Kaygı ve korkunun neticesi
Psikolog Aşlamacı, toplumun geneline yayılan kaygı halinin doğallığında korkuyu beslediğini da ifade etti. Aşlamacı’ya göre, İçişleri Bakanlığı tarafından alınan ilk sokağa çıkma yasağı ile birlikte oluşan tablo tam da yurttaşlarda oluşan bu kaygı ve korkunun neticesi. Aşlamacı, bunu şöyle açıkladı: “İnsanlar çok doğal olarak korkularıyla hareket ediyor. İki saat kala yasak açıklayan yetkililerin, iki gün sonra bu yasağı uzatıp uzatmayacağını bilmiyorlar. İnsanların karşılarında pervasızca karar alan, değiştiren, halkının ihtiyaçlarını nasıl karşılayacağına bir cevap vermeyen bir yapı var. Bu güvensizlik insanları panikle hareket etmeye sevk ediyor. Bu durum kişilerin akıllarıyla, bilgileriyle açıklanacak bir konu değil; bir toplumsal ruh hali. Bu kararı verenler de, bu ruh halinin ortaya çıkaracağı sonuçlarından sorumludur.”
‘Devlet sorgulanıyor’
Salgından önce de Türkiye’deki yurttaşların devlet kurumlarına olan güvenini yitirdiğini dile getiren Aşlamacı, yaşanan intihar vakalarının bu kapsamda okunması gerektiğini vurguladı. Salgın süreciyle birlikte bu güvensizliğin daha da yaygınlaştığının söyleyen Aşlamacı, “Halkın devlete olan güvensizliği derinleşti. İnsanlar, ‘devlet şirketlerin milyarlarca TL’lik vergi borçlarını gerektiğinde tek kalemde silerken, halktan iban numarası isteyecekse o zaman bu kurum niye var’ diye sorguluyor. Tabii bu sorgulamanın sonuçları da oluyor. Devletin sınıfsal karakteri kişilerde travmatik sonuçlar yaşanmasına neden oluyor. Bu sınıfsal karakter karşısında kişiler de tüm toplumun sağlığı için beraber çözüm üretmeye, kendi kaderlerini ellerine almaya yöneleceklerdir. Bugün de bunun arayışları ve örnekleri yaşanıyor” dedi.

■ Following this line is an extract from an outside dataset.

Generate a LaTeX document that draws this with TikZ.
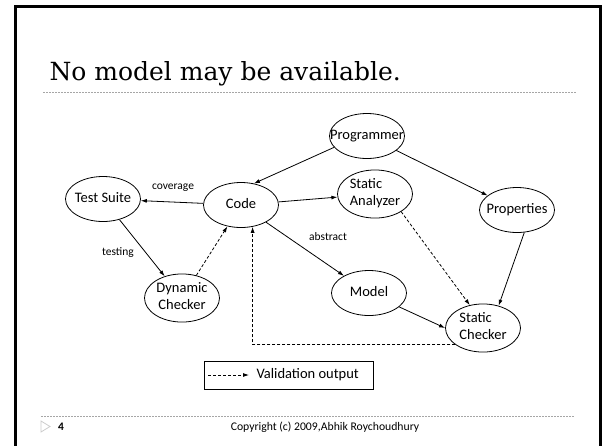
\documentclass[tikz,border=0pt]{standalone}
\usepackage{fontspec}
\setmainfont{Carlito}
\newfontfamily\titlefont{DejaVu Serif}
\usetikzlibrary{shapes.geometric,arrows.meta}

\tikzset{
    blob/.style={ellipse, draw, line width=0.8pt, minimum width=75pt, minimum height=45pt,
        inner sep=0pt, font=\fontsize{14.5}{17}\selectfont},
    link/.style={line width=0.8pt, -{Latex[length=6pt,width=4pt]}},
    valid/.style={link, dash pattern=on 3pt off 2pt},
    tag/.style={font=\fontsize{11.5}{13}\selectfont},
    rule/.style={gray!70, line width=0.8pt, dash pattern=on 1.5pt off 1.5pt},
}
\newcommand{\intext}[2][c]{\makebox[0pt]{\begin{tabular}{@{}#1@{}}#2\end{tabular}}}

\begin{document}
\begin{tikzpicture}[x=1pt, y=-1pt]
    \useasboundingbox (0,0) rectangle (602,445);
    \draw[line width=3pt] (15,470) -- (15,6) -- (600,6) -- (600,470);

    \node[anchor=base west, font=\titlefont\fontsize{25}{30}\selectfont] (title) at (46,80) {No model may be available.};
    \draw[rule] (43,92) -- (577,92);

    \node[blob] (prog) at (367,136) {\intext{Programmer}};
    \node[blob] (code) at (241,205) {\intext{Code}};
    \node[blob] (suite) at (103,199) {\intext{Test Suite}};
    \node[blob] (analyzer) at (375,194) {\intext[l]{Static\\Analyzer}};
    \node[blob] (props) at (517,210) {\intext{Properties}};
    \node[blob] (dyn) at (182,298) {\intext{Dynamic\\Checker}};
    \node[blob] (model) at (369,293) {\intext{Model}};
    \node[blob] (checker) at (483,328) {\intext[l]{Static\\Checker}};

    \foreach \from/\to in {prog/props, code/suite, code/analyzer, code/model, suite/dyn} {
        \draw[link] (\from) -- (\to);
    }
    \draw[link] (prog.199) -- (code.59);
    \draw[link] (model) -- (checker.west);
    \draw[link] (props.-72) -- (checker.55);
    \draw[valid] (dyn) -- (code);
    \draw[valid] (analyzer.-34) -- (checker.120);
    \draw[valid] (checker.211) -| (code.-62);

    \node[tag] (coverage) at (173,188) {coverage};
    \node[tag] (testing) at (118,253) {testing};
    \node[tag] (abstract) at (328,237) {abstract};

    \node[draw, line width=0.9pt, minimum width=169pt, minimum height=28pt] (legend) at (288.5,375) {};
    \coordinate (legfrom) at (208,375);
    \coordinate (legto) at (249,375);
    \draw[valid] (legfrom) -- (legto);
    \node[anchor=west, font=\fontsize{14.5}{17}\selectfont] (legtext) at (253,375) {Validation output};

    \draw[rule] (41,416) -- (575,416);
    \draw[gray!40, line width=0.8pt] (41,421) -- (50,426.5) -- (41,432) -- cycle;
    \node[font=\fontsize{11.5}{13}\selectfont\bfseries] (pagenum) at (61,427) {4};
    \node[font=\fontsize{11.7}{13}\selectfont] (copyright) at (325,427) {Copyright (c) 2009,Abhik Roychoudhury};
\end{tikzpicture}
\end{document}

‘Dayanışma ihtiyacı açığa çıkmıştır’
“İnsan asıl gücün, toplumsal dayanışma çerçevesinde örgütlenmek olduğunu daha iyi anlayacaktır” diyen Aşlamacı, şöyle devam etti: “Dayanışma eğilimine sahip olan toplum, kapitalist sistemin sebep olduğu emeğe yabancılaşmayı, yalnızlaşmayı bu süreçte daha iyi görüyor ve gerçekten yaşamak için birlikte çözüm üretmek, birlikte harekete geçmek gerektiğini kavramaya başlıyor. Zaten halk olarak kendi içimizde dayanışmayı biliyoruz; ama bunu sürekli ve örgütlü hale getirmenin ihtiyacı daha çok açığa çıkmıştır.”
‘Kaygı ve korkunun panzehri dayanışmadır’
Bu yüzden kişilerdeki kaygı ve ona paralel gelişen korkunun ancak dayanışma ile aşılabileceğini söyleyen Aşlamacı, dayanışma duygusunun kişilere büyük moral verdiğini vurguladı. Bu duruma kendisinin de gönüllü olduğu Kadıköy Dayanışma Ağı’nda yaşadığı tecrübelerden örnekler veren Aşlamacı, “Kaygı ve korkunun panzehri dayanışmadır. Dayanışma ağıyla irtibata geçen ihtiyaç sahibi komşular da, emeğiyle katkı sunan gönüllüler de ‘dayanışma bize insan olduğumuzu hatırlattı’ diyorlar” diye konuştu.